The site sits at an altitude of 1580 m and overlooks the Damascus plain and surrounding hill country where herds of goats and camels wander the area. Due to the sensitive nature of the territory close to the borders with Lebanon and the Golan, visitors may need a military escort to access the site, which is a ten-minute walk along a steep track away from the main road.

Julien Aliquot suggested that the site may have been called Barkousa in ancient times. This was contrary to the location of Barkusha that had previously been suggested by Albrecht Alt in 1947. In the 6th century, it was renamed Justinianopolis (Ἰουστινιανούπολις, "city of Justinian") after the Byzantine emperor Justinian I.

==Byzantine basilica and Roman temple==
There are the ruins of two Roman temples in the village that are included in a group of Temples of Mount Hermon.

The ruins of a 6th-century CE Byzantine basilica lie on the top of a hill which has been artificially flattened to form a two level plateau. The area around features numerous rock cut rooms and crypts. The podium on which the basilica is constructed is suggested to be that of a previous Roman temple suggested to date to the 1st century CE. The Roman temple itself is thought to have been built on the remains of a previous temple that had been in use for secular purposes for at least four hundred years earlier and possibly for many generations prior. The basilica is constructed of massive blocks of stone and the site is littered with other confusing blocks, some of which possibly resemble buildings or unusual geological outcrops.

The temple complex at Burqush was mentioned by the German archaeological mission to Baalbek in 1903 and has received little study since then. A topographic and architectural survey of the site was conducted in 1999 by Gunnar Brands for the University of Halle-Wittenberg. A dissertation covering the results of the survey is in progress by Frederike von Bargen.

The survey noted complex substructures, and intended to document the surrounding settlements, tombs, quarries and a propylon temple ruins.
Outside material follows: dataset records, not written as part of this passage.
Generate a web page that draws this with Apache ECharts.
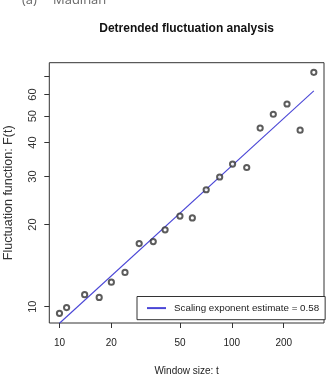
<!DOCTYPE html>
<html>
<head>
<meta charset="utf-8">
<script src="https://cdn.jsdelivr.net/npm/echarts@6/dist/echarts.min.js"></script>
<style>html,body{margin:0;padding:0;background:#fff}#c{width:328px;height:378px}</style>
</head>
<body>
<div id="c"></div>
<script>
// Window sizes t and fluctuation function F(t)
const windowSizes = [10, 11, 14, 17, 20, 24, 29, 35, 41, 50, 59, 71, 85, 101, 122, 146, 174, 209, 249, 299];
const fluctuation = [9.45, 9.92, 11.06, 10.81, 12.3, 13.35, 17.04, 17.33, 19.13, 21.5, 21.16, 26.85, 29.9, 33.35, 32.4, 45.2, 50.8, 55.4, 44.4, 72.4];
// fitted line endpoints
const fitX = [10, 299];
const fitY = [8.69, 61.9];
const xTicks = [10, 20, 50, 100, 200];
const yTicks = [10, 20, 30, 40, 50, 60, 70];
const yTickLabels = [10, 20, 30, 40, 50, 60];
const legendLabel = 'Scaling exponent estimate = 0.58';

const lg = Math.log10;
const font = '"Liberation Sans", Arial, sans-serif';
const chart = echarts.init(document.getElementById('c'), null, {renderer: 'canvas'});
chart.setOption({
  animation: false,
  backgroundColor: '#fff',
  title: {
    text: 'Detrended fluctuation analysis',
    left: 186.6, top: 23, padding: 0, textAlign: 'center',
    textStyle: {fontFamily: font, fontSize: 12, fontWeight: 'bold', color: '#111'}
  },
  graphic: [
    {type: 'text', x: 22, y: 0, style: {text: '(a)', fontFamily: '"Open Sans", sans-serif', fontSize: 13, fill: '#666', verticalAlign: 'middle'}},
    {type: 'text', x: 53, y: 0, style: {text: 'Madinah', fontFamily: '"Open Sans", sans-serif', fontSize: 13, fill: '#666', verticalAlign: 'middle'}}
  ],
  grid: {left: 49.3, top: 62.7, right: 4, bottom: 55, show: true, borderColor: '#333', borderWidth: 1, backgroundColor: 'transparent', containLabel: false, outerBoundsMode: 'none'},
  legend: {
    data: [legendLabel],
    left: 137, top: 296.5,
    padding: [6, 6, 6, 9],
    itemWidth: 19, itemHeight: 14,
    itemStyle: {opacity: 0},
    borderColor: '#333', borderWidth: 1, borderRadius: 0,
    backgroundColor: '#fff',
    textStyle: {fontFamily: font, fontSize: 9.8, color: '#222', padding: [0, 0, 0, 3]}
  },
  xAxis: {
    type: 'value', min: 0.941, max: 2.5347,
    name: 'Window size: t', nameLocation: 'middle', nameGap: 43,
    nameTextStyle: {fontFamily: font, fontSize: 10, color: '#222'},
    axisLine: {show: false},
    splitLine: {show: false},
    axisTick: {show: true, customValues: xTicks.map(lg), length: 5, lineStyle: {color: '#333', width: 1}},
    axisLabel: {customValues: xTicks.map(lg), formatter: v => String(Math.round(Math.pow(10, v))), fontFamily: font, fontSize: 10, color: '#222', margin: 15}
  },
  yAxis: {
    type: 'value', min: 0.940, max: 1.8951,
    name: 'Fluctuation function: F(t)', nameLocation: 'middle', nameGap: 34,
    nameTextStyle: {fontFamily: font, fontSize: 12.5, color: '#333'},
    axisLine: {show: false},
    splitLine: {show: false},
    axisTick: {show: true, customValues: yTicks.map(lg), length: 5, lineStyle: {color: '#333', width: 1}},
    axisLabel: {customValues: yTickLabels.map(lg), rotate: 90, formatter: v => String(Math.round(Math.pow(10, v))), fontFamily: font, fontSize: 11, color: '#333', margin: 11}
  },
  series: [
    {
      type: 'scatter',
      data: windowSizes.map((x, i) => [lg(x), lg(fluctuation[i])]),
      symbol: 'emptyCircle', symbolSize: 5.2,
      itemStyle: {color: '#333', borderColor: '#333', borderWidth: 0.75},
      z: 3
    },
    {
      type: 'line', name: legendLabel,
      data: fitX.map((x, i) => [lg(x), lg(fitY[i])]),
      symbol: 'none', clip: true,
      lineStyle: {color: '#4a46d6', width: 1.1},
      itemStyle: {color: '#4a46d6'},
      z: 2
    }
  ]
});
</script>
</body>
</html>
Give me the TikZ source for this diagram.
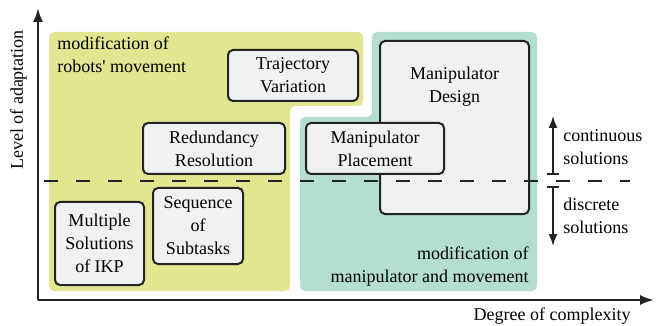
\documentclass[tikz,border=0pt]{standalone}
\usepackage{fontspec}
\setmainfont{Liberation Serif}
\usetikzlibrary{arrows.meta}

\definecolor{robotyellow}{RGB}{226,230,145}
\definecolor{maniteal}{RGB}{180,223,208}
\definecolor{boxgray}{RGB}{240,241,243}
\definecolor{linegray}{RGB}{35,35,35}

\tikzset{
    taskbox/.style={rectangle, draw=linegray, line width=1pt, rounded corners=2.5pt, fill=boxgray, align=center, inner sep=0pt},
    regiontext/.style={align=left, inner sep=0pt},
    axisline/.style={draw=linegray, line width=1.1pt, -{Latex[length=7pt, width=5pt]}},
    sideline/.style={draw=linegray, line width=0.8pt, {Bar[width=6pt]}-{Latex[length=6pt, width=4.5pt]}},
}

\begin{document}
\begin{tikzpicture}[x=0.5pt, y=-0.5pt, font=\fontsize{9}{11.5}\selectfont]
            \useasboundingbox (0,0) rectangle (659,326);

            % Regions
            \fill[robotyellow, rounded corners=2.5pt] (49,32) -- (363,32) -- (363,106) -- (290,106) -- (290,291) -- (49,291) -- cycle;
            \fill[maniteal, rounded corners=2.5pt] (372,32) -- (537,32) -- (537,291) -- (300,291) -- (300,117) -- (372,117) -- cycle;

            % Nodes
            \node[taskbox, minimum width=65pt, minimum height=25.5pt] (traj) at (293,75.5) {Trajectory\\Variation};
            \node[taskbox, minimum width=71pt, minimum height=25.5pt] (redund) at (214,148.5) {Redundancy\\Resolution};
            \node[taskbox, minimum width=74.5pt, minimum height=86.5pt, label={[anchor=north, align=center, yshift=-10pt]north:Manipulator\\Design}] (design) at (454.5,127.5) {};
            \node[taskbox, minimum width=69pt, minimum height=25.5pt] (place) at (375,148.5) {Manipulator\\Placement};
            \node[taskbox, minimum width=44.5pt, minimum height=41.5pt] (ikp) at (99.5,243.5) {Multiple\\Solutions\\of IKP};
            \node[taskbox, minimum width=45pt, minimum height=38pt] (seq) at (198,226) {Sequence\\of\\Subtasks};

            \node[regiontext, anchor=north west] (robotmod) at (57,36) {modification of\\robots\textquotesingle{} movement};
            \node[regiontext, align=right, anchor=south east] (manimod) at (529,287) {modification of\\manipulator and movement};

            % Border between continuous and discrete
            \coordinate (splitleft) at (44,181);
            \coordinate (splitright) at (630,181);
            \draw[linegray, line width=0.8pt, dash pattern=on 7pt off 9pt] (splitleft) -- (splitright);

            % Axes
            \coordinate (origin) at (38,300);
            \coordinate (ytip) at (38,8);
            \coordinate (xtip) at (654,300);
            \draw[axisline] (origin) -- (ytip);
            \draw[axisline] (origin) -- (xtip);
            \node[rotate=90, anchor=south, inner sep=1pt] (ylabel) at (29,100) {Level of adaptation};
            \node[anchor=north east, inner sep=0pt] (xlabel) at (631,307) {Degree of complexity};

            % Continuous / discrete arrows
            \coordinate (upstart) at (553,175);
            \coordinate (upend) at (553,116);
            \coordinate (downstart) at (553,186);
            \coordinate (downend) at (553,246);
            \draw[sideline] (upstart) -- (upend);
            \draw[sideline] (downstart) -- (downend);
            \node[regiontext, anchor=west] (contlabel) at (563,147) {continuous\\solutions};
            \node[regiontext, anchor=west] (disclabel) at (563,216) {discrete\\solutions};
        \end{tikzpicture}
\end{document}
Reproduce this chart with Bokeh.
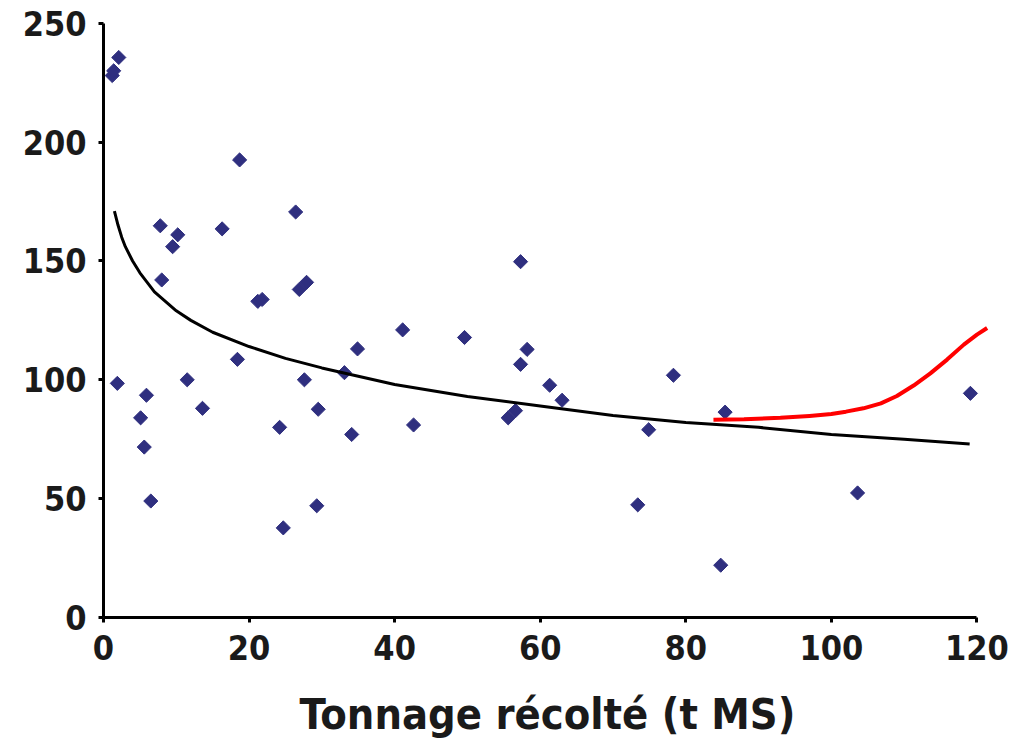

The survey was hampered by the remoteness and altitude of the site, tank shelling, and finding a settlement in the area that was twice as large as expected with numerous rock cut tombs nearby. The basement of the basilica was constructed from bedrock and showed a high technical quality of construction. Traces of bronze candle holders were found along with remnants of a marble cover that was white with gray veining. Twelve capitals were recorded in 1903, of which only eight remained in place, with three more displaced nearby, one reused for medieval farming. The twelfth capital had been covered in rubble and totally obscured. The east wall of the basilica features a portico. Foundations of what were thought to be a peristyle for the basilica were found to its north west, some of the area to the north was cleared and leveled by the military. The remains of the settlement are dispersed on the east slope of the hill are also large buildings on the west slope.